Right. Still, even if the shameless showman and self-promoter Harris doth protest too much, his analogy is bracing. Like Levenson before him, Harris thought he had seen the future of intimacy. Quiet offered an idyll for a new generation of New York bohemians for whom polyamory alone was quaint, even suspect. After all, to fuck was to fear by the time Plato's shuttered in 1985, and to the extent that both men's "laboratories" transcended transgression, their faith in that transcendence diverged radically. Public attributes that decline to Harris's quasi-police state: Cloistered underground in SoHo, unable to leave, the residents of Quiet routinely surrendered to interrogation, psychological abuse and 24/7 surveillance. Their coffin-like sleeping "pods" stacked one atop another mere yards from a full-service firing range. (A stirring contrast to the sordid, stained "mattress room" that hosted orgies uptown 20 years earlier.)

What would compel such submission, subjection, humiliation? And voluntarily! What else: Fame. Following the vanguard of reality TV and cornering the young market for Web exhibitionism, Quiet was a temple of fast, fleeting notoriety. Harris was its high priest. Levenson no doubt believed the gospel himself, but breathlessly welcoming Richard Dreyfuss, Buck Henry or other luminaries wasn't quite the equalizer presented by Harris's DIY celebrity mandate. With varying degrees of canniness, each scene seemed to permute the legacy of Andy Warhol, another Manhattan Utopian whose cruel self-awareness eventually drew matching bullet scars and cursed as many acolytes as it saved.

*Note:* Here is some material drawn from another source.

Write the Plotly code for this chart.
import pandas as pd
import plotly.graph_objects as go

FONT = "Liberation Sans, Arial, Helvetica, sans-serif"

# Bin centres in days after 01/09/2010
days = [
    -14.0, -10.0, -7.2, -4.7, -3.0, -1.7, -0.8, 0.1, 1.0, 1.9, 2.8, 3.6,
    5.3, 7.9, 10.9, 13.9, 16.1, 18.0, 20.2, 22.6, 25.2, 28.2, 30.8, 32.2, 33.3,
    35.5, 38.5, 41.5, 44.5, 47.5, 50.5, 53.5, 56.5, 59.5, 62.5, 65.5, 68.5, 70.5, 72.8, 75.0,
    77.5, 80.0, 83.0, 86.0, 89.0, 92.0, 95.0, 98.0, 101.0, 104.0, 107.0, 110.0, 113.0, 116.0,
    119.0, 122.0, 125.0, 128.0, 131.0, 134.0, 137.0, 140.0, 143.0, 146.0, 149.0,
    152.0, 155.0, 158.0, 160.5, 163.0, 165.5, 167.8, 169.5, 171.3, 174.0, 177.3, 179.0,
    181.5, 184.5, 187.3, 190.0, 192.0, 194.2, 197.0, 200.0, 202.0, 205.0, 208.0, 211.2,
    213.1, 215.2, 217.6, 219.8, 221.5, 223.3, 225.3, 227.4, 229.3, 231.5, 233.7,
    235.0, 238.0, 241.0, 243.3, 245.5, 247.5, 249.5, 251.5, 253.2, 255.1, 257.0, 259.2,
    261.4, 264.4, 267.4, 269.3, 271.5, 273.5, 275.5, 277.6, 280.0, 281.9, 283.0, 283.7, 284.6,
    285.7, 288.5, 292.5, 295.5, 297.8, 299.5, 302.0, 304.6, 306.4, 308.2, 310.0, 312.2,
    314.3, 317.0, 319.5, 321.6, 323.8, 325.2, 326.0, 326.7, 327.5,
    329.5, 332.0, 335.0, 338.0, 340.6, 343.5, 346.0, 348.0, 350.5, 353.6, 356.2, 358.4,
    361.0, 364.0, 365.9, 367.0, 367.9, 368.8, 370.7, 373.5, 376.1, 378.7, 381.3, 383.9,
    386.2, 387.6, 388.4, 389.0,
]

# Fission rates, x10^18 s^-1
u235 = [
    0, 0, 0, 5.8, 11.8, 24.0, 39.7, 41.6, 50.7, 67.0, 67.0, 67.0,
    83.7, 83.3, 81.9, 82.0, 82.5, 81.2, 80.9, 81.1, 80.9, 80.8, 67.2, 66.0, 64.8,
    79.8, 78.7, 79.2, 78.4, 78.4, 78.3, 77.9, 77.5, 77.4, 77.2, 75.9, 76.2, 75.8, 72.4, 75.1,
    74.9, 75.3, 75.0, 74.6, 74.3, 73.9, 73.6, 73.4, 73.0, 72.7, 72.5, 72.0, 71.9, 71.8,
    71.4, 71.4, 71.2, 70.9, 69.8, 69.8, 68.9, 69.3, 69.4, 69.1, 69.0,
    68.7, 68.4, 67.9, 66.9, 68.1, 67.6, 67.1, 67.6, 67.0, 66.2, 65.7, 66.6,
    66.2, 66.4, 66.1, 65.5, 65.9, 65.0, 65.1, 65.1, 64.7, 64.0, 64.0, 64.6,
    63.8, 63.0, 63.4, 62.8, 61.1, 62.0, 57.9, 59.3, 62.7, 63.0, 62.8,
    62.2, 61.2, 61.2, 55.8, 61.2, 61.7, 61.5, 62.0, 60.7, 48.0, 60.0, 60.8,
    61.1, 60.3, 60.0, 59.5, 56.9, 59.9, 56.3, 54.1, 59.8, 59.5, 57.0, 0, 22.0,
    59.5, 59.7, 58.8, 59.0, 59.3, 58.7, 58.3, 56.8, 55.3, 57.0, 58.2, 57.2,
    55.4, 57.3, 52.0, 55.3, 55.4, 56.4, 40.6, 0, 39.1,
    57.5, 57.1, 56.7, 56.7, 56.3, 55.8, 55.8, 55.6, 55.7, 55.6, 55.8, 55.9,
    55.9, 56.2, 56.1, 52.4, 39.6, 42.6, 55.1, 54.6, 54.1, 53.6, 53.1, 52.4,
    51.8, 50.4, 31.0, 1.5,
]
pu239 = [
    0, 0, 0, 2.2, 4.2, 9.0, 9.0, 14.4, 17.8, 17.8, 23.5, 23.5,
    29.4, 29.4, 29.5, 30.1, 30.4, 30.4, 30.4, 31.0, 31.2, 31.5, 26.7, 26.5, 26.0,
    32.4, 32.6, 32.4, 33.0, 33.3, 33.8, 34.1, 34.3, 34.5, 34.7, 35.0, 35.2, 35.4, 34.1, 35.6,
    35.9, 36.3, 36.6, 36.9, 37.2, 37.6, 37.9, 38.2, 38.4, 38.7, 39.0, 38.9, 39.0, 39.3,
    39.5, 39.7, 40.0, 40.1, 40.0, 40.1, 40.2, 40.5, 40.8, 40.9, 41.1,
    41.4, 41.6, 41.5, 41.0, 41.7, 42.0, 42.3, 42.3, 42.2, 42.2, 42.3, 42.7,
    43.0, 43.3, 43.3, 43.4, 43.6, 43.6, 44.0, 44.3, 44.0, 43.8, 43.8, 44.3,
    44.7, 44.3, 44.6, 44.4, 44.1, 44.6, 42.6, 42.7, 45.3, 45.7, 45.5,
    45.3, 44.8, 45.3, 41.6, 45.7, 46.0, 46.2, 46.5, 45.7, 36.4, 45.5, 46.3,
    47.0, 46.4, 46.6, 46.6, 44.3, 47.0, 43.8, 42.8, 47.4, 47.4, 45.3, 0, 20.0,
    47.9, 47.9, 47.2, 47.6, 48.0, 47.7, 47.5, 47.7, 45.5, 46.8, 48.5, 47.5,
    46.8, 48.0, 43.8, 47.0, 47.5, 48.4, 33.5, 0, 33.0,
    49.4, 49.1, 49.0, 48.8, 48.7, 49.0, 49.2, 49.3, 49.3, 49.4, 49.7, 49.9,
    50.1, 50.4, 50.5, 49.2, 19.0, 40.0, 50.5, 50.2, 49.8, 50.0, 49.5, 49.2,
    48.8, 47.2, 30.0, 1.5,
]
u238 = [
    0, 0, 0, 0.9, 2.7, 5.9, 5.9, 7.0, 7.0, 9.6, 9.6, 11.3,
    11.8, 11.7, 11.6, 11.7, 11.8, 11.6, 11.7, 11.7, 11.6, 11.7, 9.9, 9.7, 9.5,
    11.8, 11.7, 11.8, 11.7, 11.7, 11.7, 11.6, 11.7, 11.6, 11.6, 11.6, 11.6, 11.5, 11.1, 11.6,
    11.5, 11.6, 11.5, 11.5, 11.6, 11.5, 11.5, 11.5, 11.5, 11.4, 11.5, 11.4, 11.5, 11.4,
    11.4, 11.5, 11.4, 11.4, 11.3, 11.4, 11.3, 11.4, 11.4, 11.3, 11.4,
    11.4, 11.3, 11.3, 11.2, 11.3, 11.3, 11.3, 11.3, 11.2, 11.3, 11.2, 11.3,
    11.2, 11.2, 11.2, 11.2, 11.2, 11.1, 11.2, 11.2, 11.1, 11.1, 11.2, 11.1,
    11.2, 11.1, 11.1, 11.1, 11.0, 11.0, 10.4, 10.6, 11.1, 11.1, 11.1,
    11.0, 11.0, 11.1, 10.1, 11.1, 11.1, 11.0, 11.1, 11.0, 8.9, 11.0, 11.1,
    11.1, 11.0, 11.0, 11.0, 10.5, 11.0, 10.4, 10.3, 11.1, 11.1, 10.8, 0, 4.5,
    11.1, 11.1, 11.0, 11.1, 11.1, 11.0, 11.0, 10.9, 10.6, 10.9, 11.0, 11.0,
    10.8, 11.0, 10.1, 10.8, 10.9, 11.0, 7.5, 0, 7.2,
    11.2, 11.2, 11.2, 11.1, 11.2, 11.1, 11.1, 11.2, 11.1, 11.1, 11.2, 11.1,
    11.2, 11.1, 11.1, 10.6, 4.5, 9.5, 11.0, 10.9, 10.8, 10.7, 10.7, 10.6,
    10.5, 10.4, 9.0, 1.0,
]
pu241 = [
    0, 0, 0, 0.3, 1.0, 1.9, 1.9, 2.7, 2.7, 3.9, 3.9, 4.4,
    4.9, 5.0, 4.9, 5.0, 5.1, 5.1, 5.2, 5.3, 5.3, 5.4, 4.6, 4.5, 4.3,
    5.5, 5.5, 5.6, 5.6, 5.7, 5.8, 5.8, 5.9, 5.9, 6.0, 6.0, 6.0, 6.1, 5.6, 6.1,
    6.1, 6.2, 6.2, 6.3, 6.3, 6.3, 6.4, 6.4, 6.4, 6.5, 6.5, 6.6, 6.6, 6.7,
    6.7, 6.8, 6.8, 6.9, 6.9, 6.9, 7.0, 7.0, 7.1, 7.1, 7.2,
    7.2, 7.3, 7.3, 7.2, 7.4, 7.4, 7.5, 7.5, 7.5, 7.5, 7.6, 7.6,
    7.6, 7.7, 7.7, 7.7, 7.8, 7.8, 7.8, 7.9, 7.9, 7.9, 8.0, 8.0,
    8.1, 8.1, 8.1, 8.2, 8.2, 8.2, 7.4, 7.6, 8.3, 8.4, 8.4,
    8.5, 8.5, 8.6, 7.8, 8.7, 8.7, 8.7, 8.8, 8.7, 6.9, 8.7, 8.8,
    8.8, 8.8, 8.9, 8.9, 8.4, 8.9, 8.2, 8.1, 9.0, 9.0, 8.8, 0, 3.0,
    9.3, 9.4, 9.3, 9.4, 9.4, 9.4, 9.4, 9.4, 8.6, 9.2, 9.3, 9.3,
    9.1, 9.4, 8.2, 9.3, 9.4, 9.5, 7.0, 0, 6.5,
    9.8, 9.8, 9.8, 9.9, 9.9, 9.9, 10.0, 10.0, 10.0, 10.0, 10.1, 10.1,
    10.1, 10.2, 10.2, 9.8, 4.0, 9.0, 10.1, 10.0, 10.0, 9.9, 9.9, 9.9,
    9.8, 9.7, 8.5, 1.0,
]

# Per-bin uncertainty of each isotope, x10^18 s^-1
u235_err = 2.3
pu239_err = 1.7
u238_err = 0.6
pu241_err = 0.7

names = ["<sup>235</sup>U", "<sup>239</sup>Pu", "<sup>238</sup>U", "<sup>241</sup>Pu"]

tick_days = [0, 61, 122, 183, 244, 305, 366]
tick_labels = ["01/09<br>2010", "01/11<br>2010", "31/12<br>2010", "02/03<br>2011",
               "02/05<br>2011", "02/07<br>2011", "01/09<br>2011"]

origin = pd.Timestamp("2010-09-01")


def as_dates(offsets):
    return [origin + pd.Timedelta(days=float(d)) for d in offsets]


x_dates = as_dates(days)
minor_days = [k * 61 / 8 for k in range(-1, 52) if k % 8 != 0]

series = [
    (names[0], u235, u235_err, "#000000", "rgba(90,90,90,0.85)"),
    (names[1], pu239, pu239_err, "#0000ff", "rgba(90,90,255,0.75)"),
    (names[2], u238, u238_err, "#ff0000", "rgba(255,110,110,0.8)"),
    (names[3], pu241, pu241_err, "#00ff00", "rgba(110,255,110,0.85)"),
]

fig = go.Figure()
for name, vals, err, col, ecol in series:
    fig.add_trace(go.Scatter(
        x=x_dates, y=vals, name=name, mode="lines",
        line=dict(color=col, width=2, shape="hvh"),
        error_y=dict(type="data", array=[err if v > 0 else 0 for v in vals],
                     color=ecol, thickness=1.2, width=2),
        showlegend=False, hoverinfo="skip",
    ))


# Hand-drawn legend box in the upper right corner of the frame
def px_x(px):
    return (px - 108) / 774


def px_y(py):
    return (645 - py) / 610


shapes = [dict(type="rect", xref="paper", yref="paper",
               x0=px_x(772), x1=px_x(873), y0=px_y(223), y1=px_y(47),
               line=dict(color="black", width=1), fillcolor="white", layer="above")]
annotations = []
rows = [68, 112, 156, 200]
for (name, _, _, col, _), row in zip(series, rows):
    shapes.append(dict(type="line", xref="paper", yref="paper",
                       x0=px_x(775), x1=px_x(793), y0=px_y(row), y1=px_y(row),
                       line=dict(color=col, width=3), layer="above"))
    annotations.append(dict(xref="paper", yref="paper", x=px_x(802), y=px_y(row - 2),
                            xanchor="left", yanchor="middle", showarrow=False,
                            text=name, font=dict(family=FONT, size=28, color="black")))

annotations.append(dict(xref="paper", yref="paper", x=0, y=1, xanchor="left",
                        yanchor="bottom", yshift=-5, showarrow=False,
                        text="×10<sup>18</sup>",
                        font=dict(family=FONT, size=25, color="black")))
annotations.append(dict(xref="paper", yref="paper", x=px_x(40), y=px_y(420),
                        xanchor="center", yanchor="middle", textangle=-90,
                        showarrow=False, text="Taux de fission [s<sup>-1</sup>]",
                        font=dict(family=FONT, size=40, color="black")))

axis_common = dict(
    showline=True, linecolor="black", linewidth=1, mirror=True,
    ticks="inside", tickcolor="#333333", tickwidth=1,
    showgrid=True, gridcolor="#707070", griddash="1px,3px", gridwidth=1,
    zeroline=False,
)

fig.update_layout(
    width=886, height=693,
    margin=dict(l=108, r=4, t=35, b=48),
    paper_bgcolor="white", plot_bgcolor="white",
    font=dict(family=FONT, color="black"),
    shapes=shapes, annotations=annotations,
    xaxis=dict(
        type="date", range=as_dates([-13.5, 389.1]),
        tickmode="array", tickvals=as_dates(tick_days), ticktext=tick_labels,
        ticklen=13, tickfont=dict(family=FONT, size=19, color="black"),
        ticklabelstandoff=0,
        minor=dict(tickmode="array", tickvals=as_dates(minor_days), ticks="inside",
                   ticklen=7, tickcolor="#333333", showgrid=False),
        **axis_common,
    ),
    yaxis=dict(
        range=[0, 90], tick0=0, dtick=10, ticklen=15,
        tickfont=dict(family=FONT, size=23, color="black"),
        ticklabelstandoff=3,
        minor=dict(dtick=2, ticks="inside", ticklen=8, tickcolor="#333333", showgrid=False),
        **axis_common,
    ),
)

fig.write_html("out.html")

But neither the most ill-fated of the Factory cabal nor the skeeviest Plato's patron were ever perceived as anything less than human by their hosts, whose causes required such validation. The "rats," meanwhile, teem with nostalgia for that untenable era when excess and access were rewards unto themselves, and connection was less a luxury than a liability. A decade removed from Quiet, Josh Harris's prescience is deeply disturbing. Taken with Larry Levenson's vanquished idealism, it's devastating. Who knew?